WHAT YOU HAVE TO DO:
Each line of the listing must be transcribed exactly, except for the images, which should be excluded.

:::::

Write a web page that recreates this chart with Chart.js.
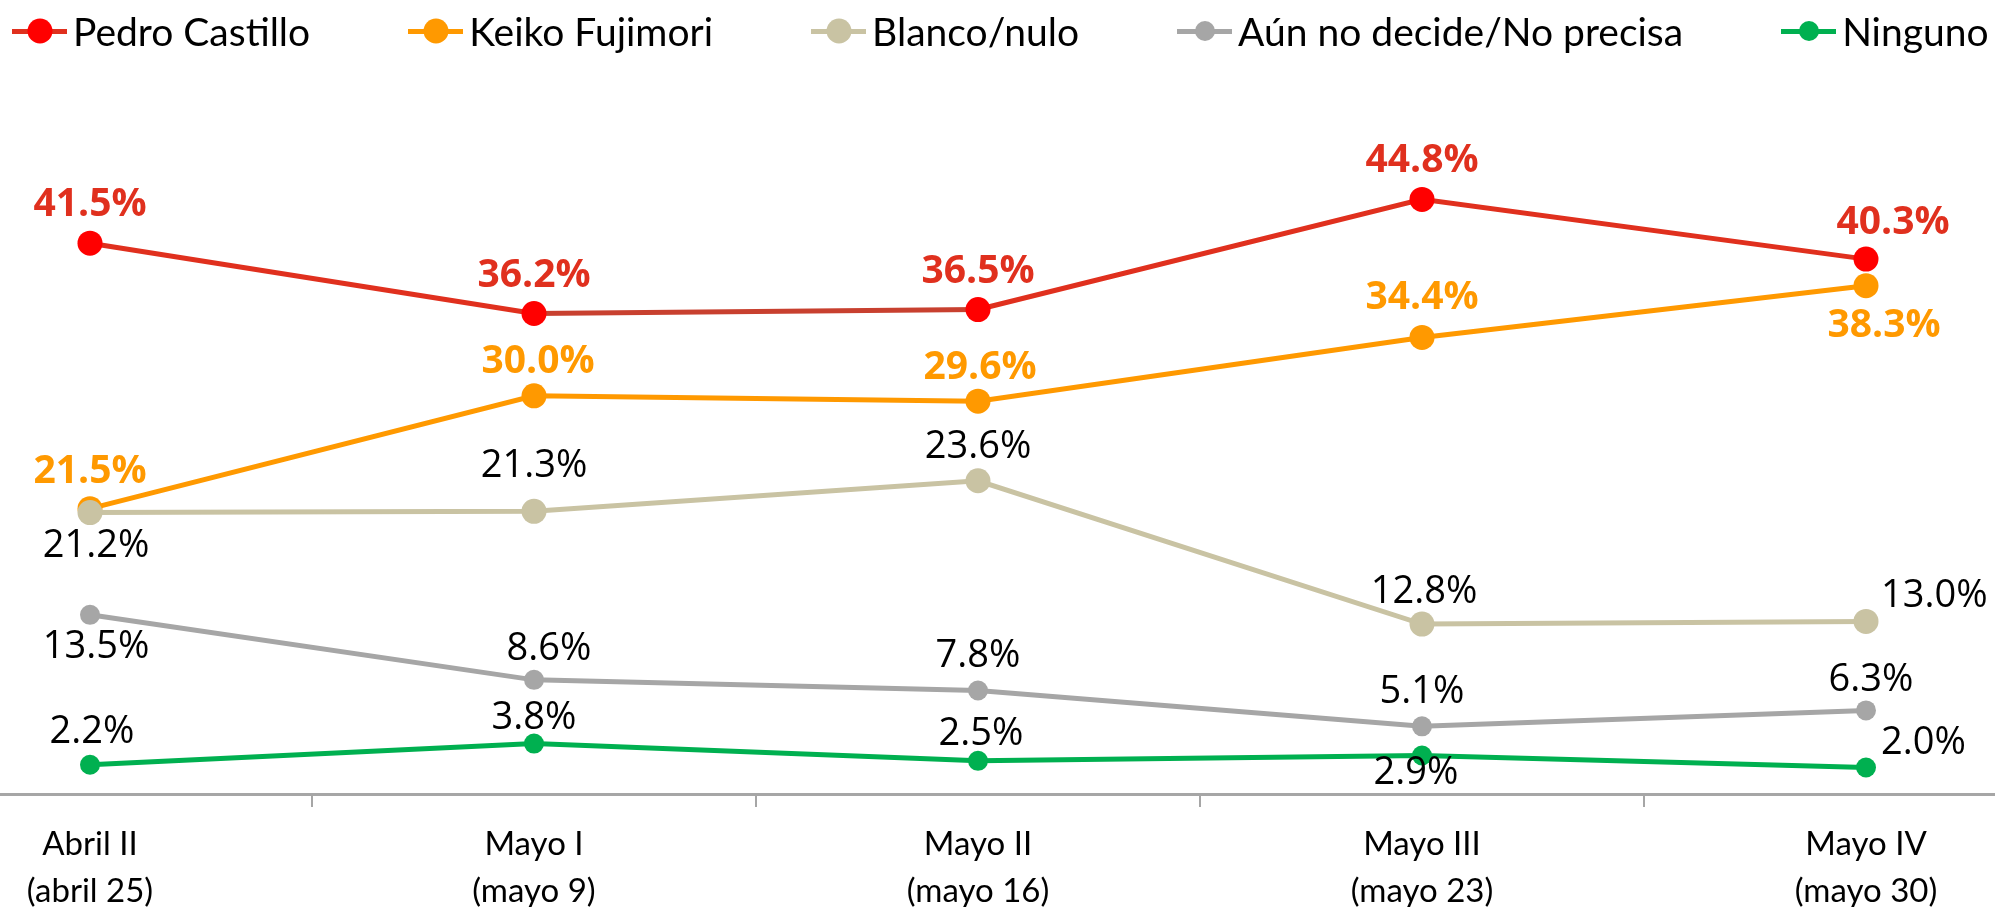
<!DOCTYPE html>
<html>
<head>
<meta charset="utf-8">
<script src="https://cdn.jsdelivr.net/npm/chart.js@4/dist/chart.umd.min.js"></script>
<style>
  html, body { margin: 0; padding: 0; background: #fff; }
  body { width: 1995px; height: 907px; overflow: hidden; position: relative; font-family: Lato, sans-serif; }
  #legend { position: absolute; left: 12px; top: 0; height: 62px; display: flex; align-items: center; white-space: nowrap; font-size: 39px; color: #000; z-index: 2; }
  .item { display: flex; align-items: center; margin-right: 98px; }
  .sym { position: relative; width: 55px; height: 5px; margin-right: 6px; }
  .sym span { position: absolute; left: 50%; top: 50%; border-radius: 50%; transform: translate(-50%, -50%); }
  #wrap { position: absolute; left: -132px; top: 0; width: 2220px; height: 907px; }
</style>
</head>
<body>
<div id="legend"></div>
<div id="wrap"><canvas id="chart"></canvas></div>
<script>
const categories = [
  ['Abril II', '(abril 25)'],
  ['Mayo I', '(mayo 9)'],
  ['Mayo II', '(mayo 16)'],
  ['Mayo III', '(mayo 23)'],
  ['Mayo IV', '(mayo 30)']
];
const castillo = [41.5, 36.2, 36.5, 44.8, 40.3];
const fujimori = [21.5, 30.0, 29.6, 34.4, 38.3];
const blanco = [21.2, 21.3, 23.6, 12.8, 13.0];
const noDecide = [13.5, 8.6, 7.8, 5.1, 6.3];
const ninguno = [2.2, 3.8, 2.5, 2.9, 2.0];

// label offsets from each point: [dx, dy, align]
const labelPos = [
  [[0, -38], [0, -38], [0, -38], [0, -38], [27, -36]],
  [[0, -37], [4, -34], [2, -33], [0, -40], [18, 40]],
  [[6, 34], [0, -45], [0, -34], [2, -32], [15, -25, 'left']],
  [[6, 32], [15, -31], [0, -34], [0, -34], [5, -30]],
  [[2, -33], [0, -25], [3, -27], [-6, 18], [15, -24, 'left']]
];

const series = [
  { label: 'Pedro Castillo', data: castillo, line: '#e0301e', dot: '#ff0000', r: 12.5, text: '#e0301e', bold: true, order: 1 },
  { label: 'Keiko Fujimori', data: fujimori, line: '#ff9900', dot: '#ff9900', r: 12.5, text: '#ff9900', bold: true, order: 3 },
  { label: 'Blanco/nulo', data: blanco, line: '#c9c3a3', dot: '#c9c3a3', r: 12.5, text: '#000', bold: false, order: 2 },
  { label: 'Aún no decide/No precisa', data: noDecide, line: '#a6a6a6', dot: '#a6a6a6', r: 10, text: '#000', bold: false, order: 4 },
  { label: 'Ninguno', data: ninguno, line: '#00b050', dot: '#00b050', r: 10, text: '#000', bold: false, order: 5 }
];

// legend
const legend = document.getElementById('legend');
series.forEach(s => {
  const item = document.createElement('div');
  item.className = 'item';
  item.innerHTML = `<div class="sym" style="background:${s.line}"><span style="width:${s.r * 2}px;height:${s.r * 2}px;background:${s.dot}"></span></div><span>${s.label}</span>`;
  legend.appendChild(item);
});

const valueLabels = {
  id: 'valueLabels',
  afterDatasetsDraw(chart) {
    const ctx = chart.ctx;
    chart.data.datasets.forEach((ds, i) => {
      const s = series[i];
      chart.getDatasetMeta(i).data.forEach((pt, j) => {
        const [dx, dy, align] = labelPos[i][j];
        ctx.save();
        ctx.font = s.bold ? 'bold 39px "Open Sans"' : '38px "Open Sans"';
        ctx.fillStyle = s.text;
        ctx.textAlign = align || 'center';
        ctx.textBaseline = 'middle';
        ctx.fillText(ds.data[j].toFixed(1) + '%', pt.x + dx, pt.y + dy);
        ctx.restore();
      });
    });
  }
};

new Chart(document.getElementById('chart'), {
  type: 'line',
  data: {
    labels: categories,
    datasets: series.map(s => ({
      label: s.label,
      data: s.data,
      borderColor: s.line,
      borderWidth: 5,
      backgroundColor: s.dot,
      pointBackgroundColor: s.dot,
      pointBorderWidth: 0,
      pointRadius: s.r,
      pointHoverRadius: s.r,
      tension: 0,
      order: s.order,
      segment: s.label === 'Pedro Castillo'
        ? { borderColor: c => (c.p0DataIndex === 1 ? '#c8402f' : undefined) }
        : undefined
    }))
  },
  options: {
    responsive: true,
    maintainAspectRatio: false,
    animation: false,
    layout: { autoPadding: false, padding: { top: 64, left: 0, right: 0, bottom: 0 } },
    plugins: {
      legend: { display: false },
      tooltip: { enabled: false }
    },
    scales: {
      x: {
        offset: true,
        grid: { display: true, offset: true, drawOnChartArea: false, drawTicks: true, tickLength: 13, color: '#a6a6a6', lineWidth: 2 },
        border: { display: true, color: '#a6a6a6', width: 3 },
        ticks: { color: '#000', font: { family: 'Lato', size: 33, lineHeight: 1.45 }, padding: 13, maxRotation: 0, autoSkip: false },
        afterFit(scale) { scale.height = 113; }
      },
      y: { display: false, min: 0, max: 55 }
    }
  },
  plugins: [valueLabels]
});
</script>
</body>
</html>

:::::

FINISHED EXERCISE:
Write a web page that recreates this chart with Chart.js.
<!DOCTYPE html>
<html>
<head>
<meta charset="utf-8">
<script src="https://cdn.jsdelivr.net/npm/chart.js@4/dist/chart.umd.min.js"></script>
<style>
  html, body { margin: 0; padding: 0; background: #fff; }
  body { width: 1995px; height: 907px; overflow: hidden; position: relative; font-family: Lato, sans-serif; }
  #legend { position: absolute; left: 12px; top: 0; height: 62px; display: flex; align-items: center; white-space: nowrap; font-size: 39px; color: #000; z-index: 2; }
  .item { display: flex; align-items: center; margin-right: 98px; }
  .sym { position: relative; width: 55px; height: 5px; margin-right: 6px; }
  .sym span { position: absolute; left: 50%; top: 50%; border-radius: 50%; transform: translate(-50%, -50%); }
  #wrap { position: absolute; left: -132px; top: 0; width: 2220px; height: 907px; }
</style>
</head>
<body>
<div id="legend"></div>
<div id="wrap"><canvas id="chart"></canvas></div>
<script>
const categories = [
  ['Abril II', '(abril 25)'],
  ['Mayo I', '(mayo 9)'],
  ['Mayo II', '(mayo 16)'],
  ['Mayo III', '(mayo 23)'],
  ['Mayo IV', '(mayo 30)']
];
const castillo = [41.5, 36.2, 36.5, 44.8, 40.3];
const fujimori = [21.5, 30.0, 29.6, 34.4, 38.3];
const blanco = [21.2, 21.3, 23.6, 12.8, 13.0];
const noDecide = [13.5, 8.6, 7.8, 5.1, 6.3];
const ninguno = [2.2, 3.8, 2.5, 2.9, 2.0];

// label offsets from each point: [dx, dy, align]
const labelPos = [
  [[0, -38], [0, -38], [0, -38], [0, -38], [27, -36]],
  [[0, -37], [4, -34], [2, -33], [0, -40], [18, 40]],
  [[6, 34], [0, -45], [0, -34], [2, -32], [15, -25, 'left']],
  [[6, 32], [15, -31], [0, -34], [0, -34], [5, -30]],
  [[2, -33], [0, -25], [3, -27], [-6, 18], [15, -24, 'left']]
];

const series = [
  { label: 'Pedro Castillo', data: castillo, line: '#e0301e', dot: '#ff0000', r: 12.5, text: '#e0301e', bold: true, order: 1 },
  { label: 'Keiko Fujimori', data: fujimori, line: '#ff9900', dot: '#ff9900', r: 12.5, text: '#ff9900', bold: true, order: 3 },
  { label: 'Blanco/nulo', data: blanco, line: '#c9c3a3', dot: '#c9c3a3', r: 12.5, text: '#000', bold: false, order: 2 },
  { label: 'Aún no decide/No precisa', data: noDecide, line: '#a6a6a6', dot: '#a6a6a6', r: 10, text: '#000', bold: false, order: 4 },
  { label: 'Ninguno', data: ninguno, line: '#00b050', dot: '#00b050', r: 10, text: '#000', bold: false, order: 5 }
];

// legend
const legend = document.getElementById('legend');
series.forEach(s => {
  const item = document.createElement('div');
  item.className = 'item';
  item.innerHTML = `<div class="sym" style="background:${s.line}"><span style="width:${s.r * 2}px;height:${s.r * 2}px;background:${s.dot}"></span></div><span>${s.label}</span>`;
  legend.appendChild(item);
});

const valueLabels = {
  id: 'valueLabels',
  afterDatasetsDraw(chart) {
    const ctx = chart.ctx;
    chart.data.datasets.forEach((ds, i) => {
      const s = series[i];
      chart.getDatasetMeta(i).data.forEach((pt, j) => {
        const [dx, dy, align] = labelPos[i][j];
        ctx.save();
        ctx.font = s.bold ? 'bold 39px "Open Sans"' : '38px "Open Sans"';
        ctx.fillStyle = s.text;
        ctx.textAlign = align || 'center';
        ctx.textBaseline = 'middle';
        ctx.fillText(ds.data[j].toFixed(1) + '%', pt.x + dx, pt.y + dy);
        ctx.restore();
      });
    });
  }
};

new Chart(document.getElementById('chart'), {
  type: 'line',
  data: {
    labels: categories,
    datasets: series.map(s => ({
      label: s.label,
      data: s.data,
      borderColor: s.line,
      borderWidth: 5,
      backgroundColor: s.dot,
      pointBackgroundColor: s.dot,
      pointBorderWidth: 0,
      pointRadius: s.r,
      pointHoverRadius: s.r,
      tension: 0,
      order: s.order,
      segment: s.label === 'Pedro Castillo'
        ? { borderColor: c => (c.p0DataIndex === 1 ? '#c8402f' : undefined) }
        : undefined
    }))
  },
  options: {
    responsive: true,
    maintainAspectRatio: false,
    animation: false,
    layout: { autoPadding: false, padding: { top: 64, left: 0, right: 0, bottom: 0 } },
    plugins: {
      legend: { display: false },
      tooltip: { enabled: false }
    },
    scales: {
      x: {
        offset: true,
        grid: { display: true, offset: true, drawOnChartArea: false, drawTicks: true, tickLength: 13, color: '#a6a6a6', lineWidth: 2 },
        border: { display: true, color: '#a6a6a6', width: 3 },
        ticks: { color: '#000', font: { family: 'Lato', size: 33, lineHeight: 1.45 }, padding: 13, maxRotation: 0, autoSkip: false },
        afterFit(scale) { scale.height = 113; }
      },
      y: { display: false, min: 0, max: 55 }
    }
  },
  plugins: [valueLabels]
});
</script>
</body>
</html>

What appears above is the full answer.